Эвер не знал всего этого – я не думала жаловаться, впрочем, и не понимала на что. «Мой брат больше меня не любит»? Неправда. «Я хочу, чтобы все было как до войны»? Невозможно. «Давай сделаем что-нибудь, чтобы Лин повеселел»? Глупо. Лин не стремился в нашу скромную компанию, и даже не из-за дел или тоски по маме. Просто я была для него слишком маленькой, а Эвер – слишком большим. Вдобавок он, наверное, напоминал о людях, оказавшихся сильнее мамы и сломавших ее… гордость? Дух? Заклятие над ней? Не знаю. Нет, такого, чтобы Лину не нравился Эвер, не было. Но Лин явно не видел, какой Эвер замечательный.

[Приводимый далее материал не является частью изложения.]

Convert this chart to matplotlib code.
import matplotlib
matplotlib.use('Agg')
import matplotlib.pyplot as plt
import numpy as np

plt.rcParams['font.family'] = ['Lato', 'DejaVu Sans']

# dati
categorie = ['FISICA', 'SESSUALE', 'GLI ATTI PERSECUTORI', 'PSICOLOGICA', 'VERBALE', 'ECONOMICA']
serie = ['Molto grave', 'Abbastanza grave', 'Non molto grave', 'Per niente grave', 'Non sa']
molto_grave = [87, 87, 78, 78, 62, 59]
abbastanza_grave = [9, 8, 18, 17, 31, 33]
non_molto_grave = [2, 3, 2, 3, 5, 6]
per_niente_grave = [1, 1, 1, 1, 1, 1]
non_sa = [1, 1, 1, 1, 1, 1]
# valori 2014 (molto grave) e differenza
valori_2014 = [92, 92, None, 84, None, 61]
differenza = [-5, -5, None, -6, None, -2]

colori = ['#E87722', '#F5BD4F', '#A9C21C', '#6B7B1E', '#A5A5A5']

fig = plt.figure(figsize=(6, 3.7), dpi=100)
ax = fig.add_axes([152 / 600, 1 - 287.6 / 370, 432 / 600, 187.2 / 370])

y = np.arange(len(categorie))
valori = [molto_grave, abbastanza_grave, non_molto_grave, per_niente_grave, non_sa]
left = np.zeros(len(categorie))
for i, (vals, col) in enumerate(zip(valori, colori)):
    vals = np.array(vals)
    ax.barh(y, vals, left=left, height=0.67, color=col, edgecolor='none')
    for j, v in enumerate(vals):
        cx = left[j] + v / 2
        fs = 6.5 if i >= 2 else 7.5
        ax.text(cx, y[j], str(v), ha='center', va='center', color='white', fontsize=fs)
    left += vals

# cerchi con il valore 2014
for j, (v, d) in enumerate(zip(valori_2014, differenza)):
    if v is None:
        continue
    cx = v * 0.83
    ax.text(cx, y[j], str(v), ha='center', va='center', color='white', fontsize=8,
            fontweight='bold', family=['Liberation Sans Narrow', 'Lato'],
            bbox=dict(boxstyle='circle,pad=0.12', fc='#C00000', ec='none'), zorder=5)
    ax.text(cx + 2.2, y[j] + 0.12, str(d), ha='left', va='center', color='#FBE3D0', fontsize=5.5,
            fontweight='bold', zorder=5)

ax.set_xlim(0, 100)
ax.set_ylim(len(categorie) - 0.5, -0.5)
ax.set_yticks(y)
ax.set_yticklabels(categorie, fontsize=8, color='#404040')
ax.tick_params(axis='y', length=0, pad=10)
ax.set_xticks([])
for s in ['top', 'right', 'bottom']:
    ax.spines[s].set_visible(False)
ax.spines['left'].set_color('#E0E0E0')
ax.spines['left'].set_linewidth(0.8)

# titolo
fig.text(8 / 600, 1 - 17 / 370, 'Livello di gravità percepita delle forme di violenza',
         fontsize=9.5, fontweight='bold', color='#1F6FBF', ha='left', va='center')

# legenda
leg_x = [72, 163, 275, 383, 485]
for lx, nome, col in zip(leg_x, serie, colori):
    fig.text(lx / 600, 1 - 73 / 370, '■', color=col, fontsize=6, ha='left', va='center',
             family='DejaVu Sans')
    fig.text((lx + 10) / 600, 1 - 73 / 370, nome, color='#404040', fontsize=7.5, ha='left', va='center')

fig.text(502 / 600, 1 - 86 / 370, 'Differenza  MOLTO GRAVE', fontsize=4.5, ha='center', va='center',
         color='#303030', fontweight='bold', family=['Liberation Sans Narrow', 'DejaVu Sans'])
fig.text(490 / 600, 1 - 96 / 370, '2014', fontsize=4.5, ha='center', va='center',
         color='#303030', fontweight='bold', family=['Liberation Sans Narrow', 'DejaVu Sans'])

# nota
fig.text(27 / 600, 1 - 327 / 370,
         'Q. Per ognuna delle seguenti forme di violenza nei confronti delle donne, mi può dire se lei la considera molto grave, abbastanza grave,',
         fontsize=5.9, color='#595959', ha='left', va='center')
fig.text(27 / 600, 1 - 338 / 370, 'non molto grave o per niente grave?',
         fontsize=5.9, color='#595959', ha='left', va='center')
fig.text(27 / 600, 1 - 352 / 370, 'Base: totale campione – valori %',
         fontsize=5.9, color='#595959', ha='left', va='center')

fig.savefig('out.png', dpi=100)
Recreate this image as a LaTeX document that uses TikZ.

Ландыши прижились и начали разрастаться. Я старательно поливала их, Эвер иногда помогал с прополкой, хотя чаще делал то, что я ему велела: сидел в тени и наблюдал. Он нравился мне белым и чистым, без зеленых и черных пятен на шварах, без грязных рук. Я обожала его рассказы о кораблях, на которых ему случалось путешествовать, о болезнях, о лекарствах. Единственное, о чем Эвер никогда не говорил, – его… медик. Медик, только медик, я не звала того человека «хозяин», «хозяином» для меня оставался папа. Так или иначе, с Эвером было очень, очень интересно болтать. А вот со мной, наверное, нет, потому что с моего языка не сходило имя Лина.
– Так ты хочешь стать его придворной волшебницей, – сказал однажды Эвер задумчиво и печально. Как и всегда, я не могла до конца понять, что читается в его глазах.
– Быть ничьей волшебницей мне было бы грустно, – призналась я. Мы ужинали в саду, как уже почти всегда. Без Лина и без отца.
– Ты не осталась бы ничьей. – Он взял лепешку, намазал козьим сыром и медом, передал мне. Ему не полагалось меня обслуживать, вместе мы только гуляли и делали уроки, но он и не воспринимал это так. Подобные мелочи он шутливо звал «ухаживаньем», Лин и отец – тоже. – Ты слишком замечательная.
Я широко заулыбалась, сама себя испугавшись: до его появления, в военный год, улыбки я почти забыла. Теперь они возвращались, становились все более спонтанными и, как мне казалось, глупыми. Стараясь это скрыть, я откусила кусок побольше. Эвер продолжал за мной наблюдать. Он не смотрел нежно, как иногда папа; не смотрел с гордым видом «Это моя сестра», как иногда Лин, но этот взгляд нравился мне, нравился с первой встречи. В нем читалось что-то очень простое, и именно этого мне не хватало. «С тобой интересно. Ты важна».
– Спасибо, – сказала я с набитым ртом, и он засмеялся. Не знаю почему, но именно в ту секунду я посмотрела на его шею, хотя давно пообещала себе этого не делать. Уродливый след поджил, стал намного светлее. – Ты… ну, тоже замечательный.